Dalam kesempatan yang sama, Arum Sekar Cendani melanjutkan bahwa proses pencarian identitas ini mereka temukan dengan melibatkan para artisan. “Jadi kayak kita mau cari sebenarnya ada silver lining ga sih diantara mereka padahal kan mereka sektornya beda ada arsitek sama fashion. Kita pengen tahu sebenarnya ada jawaban-jawaban mereka yang bisa kita korelasikan ga sih untuk menggambarkan industri kreatif Indonesia. Ternyata kedapetan kalo misalkan nilai-nilai karya yang mereka buat mereka pengennya seperti apa, mereka pengen karyanya yang bisa bermanfaat bagi orang lain jadi kita pengen kita bawa prosesnya.”
“Sama kan pendekatan kita memang story telling jadi itu apa yang bisa mereka ceritakan ketika mereka berkarya ini ya prosesnya. Itu yang bikin kita yakin kalau wholeheartedly ini bisa diangkat, mereka bisa nyeritain kalau mereka bikin karya sepenuh hati,” tambah Putri.
Wholeheartedly Made bertujuan untuk merepresent artisan Indonesia bahwa mereka menghasilkan karya dengan sepenuh hati. Para artisan ini terdiri dari orang-orang baik, orang-orang tulus, orang-orang yang bekerja dari hati untuk menghasilkan karya yang dipasarkan secara lokal maupun internasional. “Karena kan disini juga dari BEKRAF sendiri mereka mintanya gimana caranya kita membawa image ini ke mata dunia kayak gitu kan. Indonesia kan basicly udah terkenal kalo misalkan negara yang ramah yang rajin tersenyum dan sebagainya. Kita pengen bener-bener apa ya mempertahankan image itu dulu,” ujar Cendani.

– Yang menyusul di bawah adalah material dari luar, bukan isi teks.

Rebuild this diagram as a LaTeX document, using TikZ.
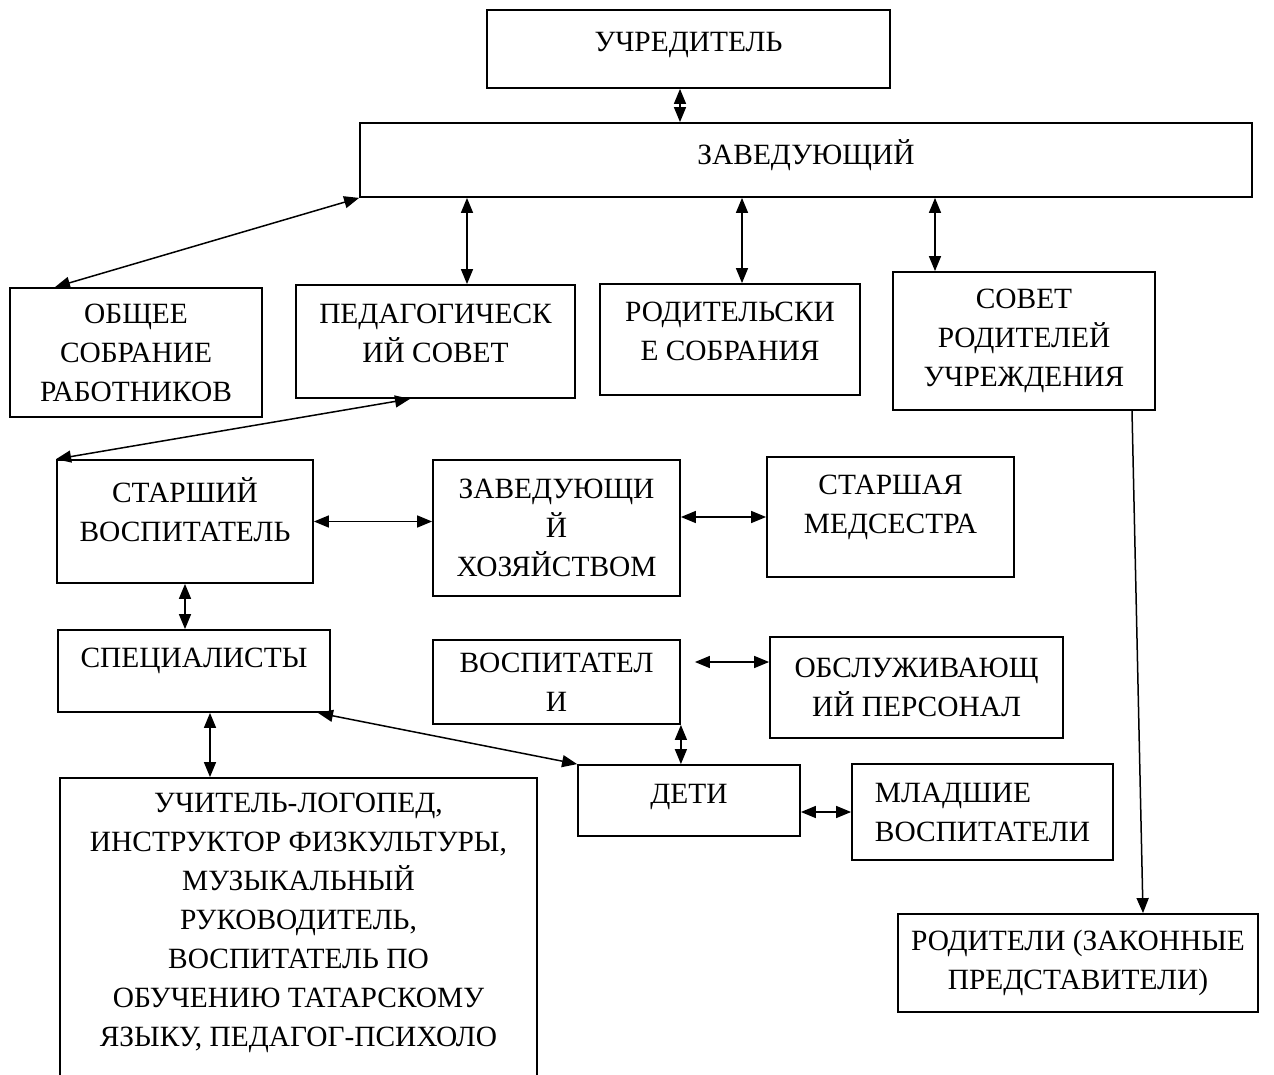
\documentclass[tikz,border=0pt]{standalone}
\usepackage{fontspec}
\setmainfont{Liberation Serif}
\usetikzlibrary{arrows.meta}
\tikzset{
  org/.style={draw, line width=0.9pt, align=center, inner sep=2pt, font=\fontsize{14.7}{19.5}\selectfont},
  lift/.style={text depth=#1},
  link/.style={{Triangle[length=7.5pt,width=6pt]}-{Triangle[length=7.5pt,width=6pt]}, line width=0.75pt},
  onelink/.style={-{Triangle[length=7.5pt,width=6pt]}, line width=0.75pt}
}
\begin{document}
\begin{tikzpicture}[x=0.5pt,y=-0.5pt]
\useasboundingbox (0,0) rectangle (1274,1075);
\clip (0,0) rectangle (1274,1075);
\node[org, minimum width=201.5pt, minimum height=39pt, lift=7pt] (uchr) at (688.5,49) {УЧРЕДИТЕЛЬ};
\node[org, minimum width=446pt, minimum height=37pt, lift=8pt] (zav) at (806,160) {ЗАВЕДУЮЩИЙ};
\node[org, minimum width=126pt, minimum height=64.5pt] (obsh) at (136,352.5) {ОБЩЕЕ\\СОБРАНИЕ\\РАБОТНИКОВ};
\node[org, minimum width=139.5pt, minimum height=56.5pt, lift=8pt] (ped) at (435.5,341.5) {ПЕДАГОГИЧЕСК\\ИЙ СОВЕТ};
\node[org, minimum width=130pt, minimum height=55.5pt, lift=8pt] (rod) at (730,339.5) {РОДИТЕЛЬСКИ\\Е СОБРАНИЯ};
\node[org, minimum width=131pt, minimum height=69pt] (sovet) at (1024,341) {СОВЕТ\\РОДИТЕЛЕЙ\\УЧРЕЖДЕНИЯ};
\node[org, minimum width=128pt, minimum height=61.5pt, lift=12pt] (starsh) at (185,521.5) {СТАРШИЙ\\ВОСПИТАТЕЛЬ};
\node[org, minimum width=123.5pt, minimum height=68pt] (zavhoz) at (556.5,528) {ЗАВЕДУЮЩИ\\Й\\ХОЗЯЙСТВОМ};
\node[org, minimum width=123.5pt, minimum height=60pt, lift=13pt] (medsestra) at (890.5,517) {СТАРШАЯ\\МЕДСЕСТРА};
\node[org, minimum width=136pt, minimum height=41pt, lift=13pt] (spec) at (194,671) {СПЕЦИАЛИСТЫ};
\node[org, minimum width=123.5pt, minimum height=42pt] (vosp) at (556.5,682) {ВОСПИТАТЕЛ\\И};
\node[org, minimum width=146.5pt, minimum height=50.5pt] (obsl) at (916.5,687.5) {ОБСЛУЖИВАЮЩ\\ИЙ ПЕРСОНАЛ};
\node[org, minimum width=111pt, minimum height=35.5pt, lift=7pt] (deti) at (689,800.5) {ДЕТИ};
\node[org, minimum width=130.5pt, minimum height=48pt, align=left] (mlad) at (982.5,812) {МЛАДШИЕ\\ВОСПИТАТЕЛИ};
\node[org, minimum width=238.5pt, minimum height=156pt, lift=14pt] (uchit) at (298.5,934) {УЧИТЕЛЬ-ЛОГОПЕД,\\ИНСТРУКТОР ФИЗКУЛЬТУРЫ,\\МУЗЫКАЛЬНЫЙ\\РУКОВОДИТЕЛЬ,\\ВОСПИТАТЕЛЬ ПО\\ОБУЧЕНИЮ ТАТАРСКОМУ\\ЯЗЫКУ, ПЕДАГОГ-ПСИХОЛО};
\node[org, minimum width=180pt, minimum height=49pt] (roditeli) at (1078,963) {РОДИТЕЛИ (ЗАКОННЫЕ\\ПРЕДСТАВИТЕЛИ)};
\draw[link] (uchr.south -| 680,0) -- (zav.north -| 680,0);
\draw[link] (zav.south west) -- (obsh.north -| 55,0);
\draw[link] (zav.south -| 467,0) -- (ped.north -| 467,0);
\draw[link] (zav.south -| 742,0) -- (rod.north -| 742,0);
\draw[link] (zav.south -| 935,0) -- (sovet.north -| 935,0);
\draw[link] (ped.south -| 410,0) -- (starsh.north west);
\draw[link] (starsh.east) -- (zavhoz.west |- starsh.east);
\draw[link] (zavhoz.east |- medsestra.west) -- (medsestra.west);
\draw[link] (starsh.south) -- (spec.north -| starsh.south);
\draw[link] (spec.south -| 210,0) -- (uchit.north -| 210,0);
\draw[link] (spec.south -| 318,0) -- (deti.north west);
\draw[link, shorten <=7pt] (vosp.east |- 0,662) -- (obsl.west |- 0,662);
\draw[link] (vosp.south east) -- (deti.north -| vosp.south east);
\draw[link] (deti.east |- mlad.west) -- (mlad.west);
\draw[onelink] (sovet.south -| 1132,0) -- (roditeli.north -| 1143,0);
\end{tikzpicture}
\end{document}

Dalam proses pembuatan karya ini, keduanya mengaku kesulitan dalam menyamakan ritme kerja. Putri Cahyaningtyas yang berlatarbelakang public relation memiliki ritme yang terstruktur sedangkan Arum Sekar Cendani berasal dari background iklan, terbiasa bekerja tanpa aturan, abstrak. “Ini tantangannya lebih banyak ke ritme kerja sih mbak jadi kayak kalau aku kan orangnya abstrak ya jadi kalau misalkan iklan tuh kayak yaudah idenya gini inside gini trus dia (read: Putri) yang pagerin gabisa itu terlalu jauh. harus terstruktur dulu,” ungkap Cendani.
Mereka juga mengaku sering terlibat dalam kelompok belajar yang sama di beberapa mata kuliah akan tetapi ini pertama kalinya terlibat bersama dalam proyek lomba. Ide awal untuk ikut dalam ajang ini datang dari Cendani yang tanpa ragu mengajak Putri yang ia rasa memiliki capable untuk mengikuti lomba ini. Putri juga menjelaskan, “Jadi tuh gini kita tuh baru pertama kali tergabung dalam proyek dan cuma dua orang kan aku sebelumnya proyeknya banyak di PR sementara dia anaknya iklan banget, mantan ketua deadline (red salah satu unit kegiatan mahasiswa FISIPOL UGM dibidang iklan). Dia anaknya iklan banget sementara aku baru ngeraba-raba di iklan trus aku jadi bawain konsep PR ke dalam sini.”
“Nah kalau aku udah tau imagenya Citra Pariwara biasanya bikin integrated campaign kayak gitu trus aku mikir kalau integrated campaign aku ga sekuat itu jadi kayak, aku lebih mengekorelasikan diriku sebagai idea person trus aku liat cara kerja dia yang terstruktur yaudah iseng aja mau ngga ikut,” pungkas Cendani.
Melalui karya tersebut mereka ingin menyampaikan bahwa karya bagus di negara lain banyak tapi karya-karya Indonesia lahir dari pejuang yang mampu menciptakan karya terbaiknya masing-masing.